Galvanizing provides long-term protection against various types of corrosion, including weathering and rust. But what is it about the hot dip treatment that makes it one of the most efficient solutions for steel products? Trevor Beech of Wedge Group Galvanizing explains in-depth the galvanizing process and how it’s recently been used in major construction projects.
ESSENTIALLY, galvanizing is the process of coating clean steel with a layer of molten zinc to protect the item from corrosion, giving it a long-lasting, sustainable and durable covering.
Because it joins with the iron in the steel at the interface to form very tough alloy layers, it’s more robust than coatings that bond chemically or mechanically, and it has the added advantage of fully coating the steel, inside and out.
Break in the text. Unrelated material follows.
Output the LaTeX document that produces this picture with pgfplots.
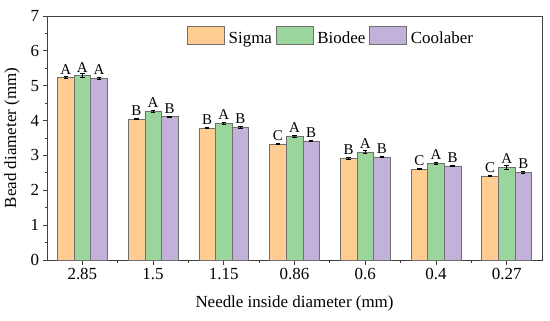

Rigorous cleaning helps to ensure that the steel is in the perfect condition to react with molten zinc, which includes removing all grease, scale and dirt.
Commonly, the steel product is dipped into an alkaline or acidic degreaser, or even shot blasted, and is then rinsed in cold water before being dipped into hydrochloric acid at room temperature.
The product is dipped in a flux solution, typically made up of zinc ammonium chloride, and held in a temperature range between 65oC and 80oC. The final stage of this process removes the last traces of oxide from the surface and coats the product with a thin film of flux.
Once the steel has dried fully, it’s dipped in molten zinc at around 450oC, which is when the galvanizing reaction takes place. The thickness of the coating is created when the metallurgical reaction slows down and it’s this cooling down process which results in the bright, shiny appearance generally associated with newly galvanized products.
It protects steel by forming a surface film which is insoluble in rainwater, and prevents moisture and oxygen reaching the steel itself.
Not only does galvanizing lengthen steel’s lifespan, but it’s energy-efficient throughout its production and whole lifecycle, and can easily be re-galvanized, recycled with steel scrap, or removed and reused elsewhere.
With this combination of long-lasting protection and sustainability, galvanizing is the finish of choice for many industries, from construction to renewable energy.
The past twelve months has seen Wedge Group Galvanizing undertake a number of large construction projects, including the Commonwealth Games and major network infrastructure redevelopments.
The group’s Scottish plant galvanized steel used at the Athletes’ Village.
The major project saw the company team up with CTM Fabrications to provide treatment to various steel fittings and structures used for the windows and doors of the Village.
The Glasgow-based plant also partnered with one of its long-standing clients of over 20 years, Russell A. Henry & Son Welding and Fabrication, to galvanize elements of structural steel to construct three unique salt storage barns on behalf of main contractor, Fortnum and Woolley.
The construction process involved many different materials, from specialist steel to concrete retaining walls, and high specification fabric membrane roofs.
The completed barns have been installed at a site in Glenrothes to store salt to prevent nearby roads getting icy.
Scottish Galvanizers were also called upon as part of a multi-million pound project to revamp Edinburgh’s Haymarket Station, the biggest overhaul in the station’s 170 year history.
The plant galvanized 200 tonnes of steel on behalf of J & D Pierce Contracts Ltd, which was largely used for the canopy steelwork on the newly extended platforms.
The redevelopment of the station will see its capacity increase to an anticipated ten million by 2030.